Oh Pixar, how far the mighty have fallen. Even though you scored the Best Animated Film win this year for your derivative princess story Brave, many of us believe it was not a victory deserved. Transformed from a studio of unique ingenuity that brought us films like Wall-E, Up and Ratatouille, Pixar has seemed to reduce itself to a sequel assembly line churning out Monsters University this year and the yet another follow up with Finding Nemo 2, now officially titled Finding Dory, in 2015.

The following press release gives some more detail for the film:

“I have waited for this day for a long, long, long, long, long, long time,” said DeGeneres. “I’m not mad it took this long. I know the people at Pixar were busy creating ‘Toy Story 16.’ But the time they took was worth it. The script is fantastic. And it has everything I loved about the first one: It’s got a lot of heart, it’s really funny, and the best part is—it’s got a lot more Dory.”

Director and Pixar veteran Andrew Stanton takes audiences back to the extraordinary underwater world created in the original film. “There is no Dory without Ellen,” said Stanton. “She won the hearts of moviegoers all over the world—not to mention our team here at Pixar.
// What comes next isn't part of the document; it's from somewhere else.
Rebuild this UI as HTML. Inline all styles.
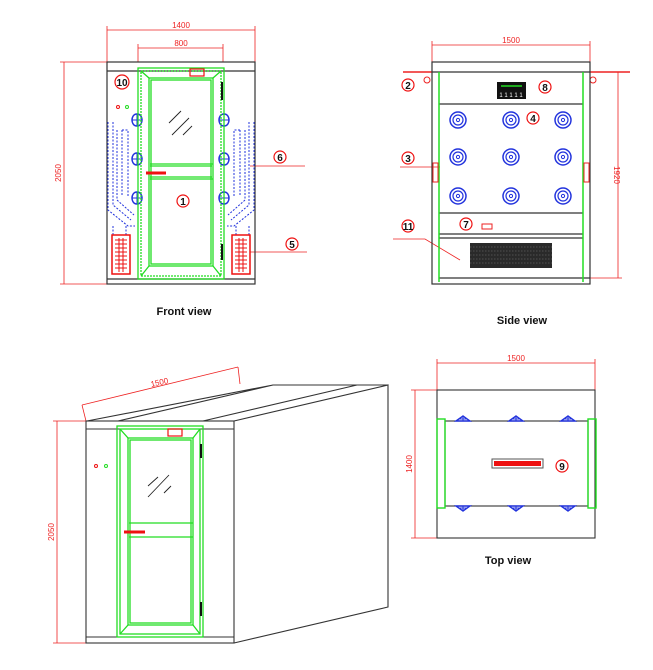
<!DOCTYPE html>
<html><head><meta charset="utf-8"><style>
html,body{margin:0;padding:0;background:#fff;}
svg{display:block;}
text{font-family:"Liberation Sans",sans-serif;}
</style></head><body>
<svg width="653" height="670" viewBox="0 0 653 670" xmlns="http://www.w3.org/2000/svg">
<defs>
<g id="noz"><circle r="8" fill="none" stroke="#2233dd" stroke-width="1.5"/><circle r="5" fill="none" stroke="#2233dd" stroke-width="1.2"/><circle r="1.6" fill="none" stroke="#2233dd"/></g>
<g id="fan"><rect x="0" y="0" width="18" height="39" fill="#fff" stroke="#ee1111" stroke-width="1.5"/>
<path d="M3 5H15M3 9H15M3 13H15M3 17H15M3 21H15M3 25H15M3 29H15M3 33H15M7 3V37M11 3V37" stroke="#ee1111" stroke-width="1"/></g>
<g id="bnz"><path d="M0 -6 C4 -6 5 -2 5 0 C5 2 4 6 0 6 C-4 6 -5 2 -5 0 C-5 -2 -4 -6 0 -6Z" fill="none" stroke="#2233dd" stroke-width="1.5"/><path d="M-5 0H5M0 -6V6" stroke="#2233dd"/></g>
<g id="tri"><path d="M-7 0 L0 -5 L7 0Z" fill="none" stroke="#2233dd" stroke-width="1.4"/><path d="M-4 -2H4M0 -5V0" stroke="#2233dd"/></g>
</defs>
<g fill="none" stroke-linecap="butt">
<!-- FRONT VIEW -->
<g stroke="#ee2222" stroke-width="0.8">
<path d="M107 30H255M107 26V62M255 26V62"/>
<path d="M138 48H223M138 44V62M223 44V62"/>
<path d="M64 62V284M60 62H107M60 284H107"/>
<path d="M250 166H305M250 252H307"/>
</g>
<text x="181" y="28" font-size="8" fill="#ee2222" text-anchor="middle">1400</text>
<text x="181" y="46" font-size="8" fill="#ee2222" text-anchor="middle">800</text>
<text x="61" y="173" font-size="8" fill="#ee2222" text-anchor="middle" transform="rotate(-90 61 173)">2050</text>
<g stroke="#333" stroke-width="1.2"><rect x="107" y="62" width="148" height="222"/><path d="M107 71H255M107 279H255"/></g>
<g stroke="#2233dd" stroke-width="1" stroke-dasharray="2 1.5">
<path d="M108 122V210L128 226H135M113 122V205L131 220"/><path d="M117 130V200L134 215M122 130V196M122 130H128V196"/>
<path d="M254 122V210L234 226H227M249 122V205L231 220"/><path d="M245 130V200L228 215M240 130V196M240 130H234V196"/>
<path d="M113 226V236M126 226V236M236 226V236M249 226V236"/>
</g>
<use href="#fan" x="112" y="235"/><use href="#fan" x="232" y="235"/>
<use href="#bnz" x="137" y="120"/><use href="#bnz" x="137" y="159"/><use href="#bnz" x="137" y="198"/>
<use href="#bnz" x="224" y="120"/><use href="#bnz" x="224" y="159"/><use href="#bnz" x="224" y="198"/>
<g stroke="#22dd22" stroke-width="1.3">
<rect x="138" y="68" width="86" height="211"/><rect x="141" y="71" width="80" height="205" stroke-dasharray="2 1"/>
<rect x="149" y="78" width="64" height="188"/><rect x="151" y="80" width="60" height="184"/>
<path d="M141 71L149 78M221 71L213 78M141 276L149 266M221 276L213 266"/>
<path d="M150 164H213M150 179H213M150 166H212M150 177H212"/>
</g>
<path d="M222 82V100M222 244V260" stroke="#111" stroke-width="2"/>
<path d="M146 173H166" stroke="#ee1111" stroke-width="3"/>
<rect x="190" y="69" width="14" height="7" stroke="#ee1111" stroke-width="1.2"/>
<path d="M169 123L181 111M172 135L189 118M183 135L192 126" stroke="#222" stroke-width="0.9"/>
<circle cx="118" cy="107" r="1.5" stroke="#ee1111"/><circle cx="127" cy="107" r="1.5" stroke="#22dd22"/>
<g stroke="#ee1111" stroke-width="1.2"><circle cx="122" cy="82" r="7"/><circle cx="280" cy="157" r="6"/><circle cx="292" cy="244" r="6"/><circle cx="183" cy="201" r="6"/></g>
<text x="122" y="86" font-size="10" font-weight="bold" fill="#111" text-anchor="middle">10</text>
<text x="280" y="161" font-size="10" font-weight="bold" fill="#111" text-anchor="middle">6</text>
<text x="292" y="248" font-size="10" font-weight="bold" fill="#111" text-anchor="middle">5</text>
<text x="183" y="205" font-size="10" font-weight="bold" fill="#111" text-anchor="middle">1</text>
<text x="184" y="315" font-size="11" font-weight="bold" fill="#111" text-anchor="middle">Front view</text>

<!-- SIDE VIEW -->
<g stroke="#ee2222" stroke-width="0.8">
<path d="M432 45H590M432 41V62M590 41V62"/>
<path d="M618 72V278M590 72H622M590 278H622"/>
<path d="M400 167H440M393 239H425L460 260"/>
</g>
<path d="M403 72H432M590 72H630" stroke="#ee2222" stroke-width="1.5"/>
<circle cx="427" cy="80" r="3" stroke="#ee2222"/><circle cx="593" cy="80" r="3" stroke="#ee2222"/>
<text x="511" y="43" font-size="8" fill="#ee2222" text-anchor="middle">1500</text>
<text x="614" y="175" font-size="8" fill="#ee2222" text-anchor="middle" transform="rotate(90 614 175)">1920</text>
<g stroke="#333" stroke-width="1.2"><rect x="432" y="62" width="158" height="222"/>
<path d="M432 72H590M439 104H583M439 213H583M439 234H583M439 238H583M439 278H590"/></g>
<path d="M439 72V282M583 72V282" stroke="#22dd22" stroke-width="1.5"/>
<rect x="497" y="82" width="29" height="17" fill="#111"/>
<path d="M501 86H522" stroke="#22dd22" stroke-width="1.5"/>
<text x="511" y="97" font-size="6" fill="#fff" text-anchor="middle">1 1 1 1 1</text>
<rect x="433" y="163" width="5" height="19" stroke="#ee2222"/><rect x="584" y="163" width="5" height="19" stroke="#ee2222"/>
<use href="#noz" x="458" y="120"/><use href="#noz" x="511" y="120"/><use href="#noz" x="563" y="120"/>
<use href="#noz" x="458" y="157"/><use href="#noz" x="511" y="157"/><use href="#noz" x="563" y="157"/>
<use href="#noz" x="458" y="196"/><use href="#noz" x="511" y="196"/><use href="#noz" x="563" y="196"/>
<rect x="470" y="243" width="82" height="25" fill="#2a2a2a"/>
<path d="M470 247H552M470 251H552M470 255H552M470 259H552M470 263H552" stroke="#777" stroke-width="0.6" stroke-dasharray="1.5 1.5"/>
<rect x="482" y="224" width="10" height="5" stroke="#ee2222"/>
<g stroke="#ee1111" stroke-width="1.2"><circle cx="408" cy="85" r="6"/><circle cx="408" cy="158" r="6"/><circle cx="408" cy="226" r="6"/><circle cx="545" cy="87" r="6"/><circle cx="533" cy="118" r="6"/><circle cx="466" cy="224" r="6"/></g>
<g font-size="10" font-weight="bold" fill="#111" text-anchor="middle">
<text x="408" y="89">2</text><text x="408" y="162">3</text><text x="408" y="230">11</text><text x="545" y="91">8</text><text x="533" y="122">4</text><text x="466" y="228">7</text></g>
<text x="522" y="324" font-size="11" font-weight="bold" fill="#111" text-anchor="middle">Side view</text>

<!-- ISO VIEW -->
<g stroke="#ee2222" stroke-width="0.8">
<path d="M82 405L238 367M82 405L86 421M238 367L240 384"/>
<path d="M57 421V643M53 421H86M53 643H86"/>
</g>
<text x="160" y="385" font-size="8" fill="#ee2222" text-anchor="middle" transform="rotate(-13 160 385)">1500</text>
<text x="54" y="532" font-size="8" fill="#ee2222" text-anchor="middle" transform="rotate(-90 54 532)">2050</text>
<g stroke="#333" stroke-width="1.1">
<rect x="86" y="421" width="148" height="222"/><path d="M86 429H234M86 637H234"/>
<path d="M234 421L388 385V607L234 643M87 421L273 385M118 421L273 385M203 421L357 385M234 421L388 385M273 385H388"/>
</g>
<g stroke="#22dd22" stroke-width="1.3">
<rect x="117" y="426" width="86" height="211"/><rect x="120" y="429" width="80" height="205"/>
<rect x="128" y="438" width="65" height="187"/><rect x="130" y="440" width="61" height="183"/>
<path d="M120 429L128 438M200 429L193 438M120 634L128 625M200 634L193 625M129 523H193M129 537H193"/>
</g>
<path d="M201 444V458M201 602V616" stroke="#111" stroke-width="2"/>
<path d="M124 532H145" stroke="#ee1111" stroke-width="3"/>
<rect x="168" y="429" width="14" height="7" stroke="#ee1111" stroke-width="1.2"/>
<path d="M148 486L158 477M148 497L169 475M164 493L171 486" stroke="#222" stroke-width="0.9"/>
<circle cx="96" cy="466" r="1.5" stroke="#ee1111"/><circle cx="106" cy="466" r="1.5" stroke="#22dd22"/>

<!-- TOP VIEW -->
<g stroke="#ee2222" stroke-width="0.8">
<path d="M437 363H595M437 359V390M595 359V390"/>
<path d="M415 390V538M411 390H437M411 538H437"/>
</g>
<text x="516" y="361" font-size="8" fill="#ee2222" text-anchor="middle">1500</text>
<text x="412" y="464" font-size="8" fill="#ee2222" text-anchor="middle" transform="rotate(-90 412 464)">1400</text>
<g stroke="#333" stroke-width="1.1"><rect x="437" y="390" width="158" height="148"/><rect x="445" y="421" width="143" height="85"/></g>
<g stroke="#22dd22" stroke-width="1.4"><rect x="437" y="419" width="8" height="89"/><rect x="588" y="419" width="8" height="89"/></g>
<use href="#tri" x="463" y="421"/><use href="#tri" x="516" y="421"/><use href="#tri" x="568" y="421"/>
<use href="#tri" x="463" y="506" transform="translate(0 1012) scale(1 -1)"/>
<g transform="translate(0 1012) scale(1 -1)"><use href="#tri" x="516" y="506"/><use href="#tri" x="568" y="506"/></g>
<rect x="492" y="459" width="51" height="9" stroke="#555"/>
<rect x="494" y="461" width="47" height="5" fill="#ee1111"/>
<circle cx="562" cy="466" r="6" stroke="#ee1111" stroke-width="1.2"/>
<text x="562" y="470" font-size="10" font-weight="bold" fill="#111" text-anchor="middle">9</text>
<text x="508" y="564" font-size="11" font-weight="bold" fill="#111" text-anchor="middle">Top view</text>
</g>
</svg>
</body></html>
One thing we couldn’t stop thinking about was why she was all alone in the ocean on the day she met Marlin. In ‘Finding Dory,’ she will be reunited with her loved ones, learning a few things about the meaning of family along the way.”

According to Stanton, “Finding Dory” takes place about a year after the first film, and features returning favorites Marlin, Nemo and the Tank Gang, among others. Set in part along the California coastline, the story also welcomes a host of new characters, including a few who will prove to be a very important part of Dory’s life.

Finding Dory releases in theaters on November 25th, 2015.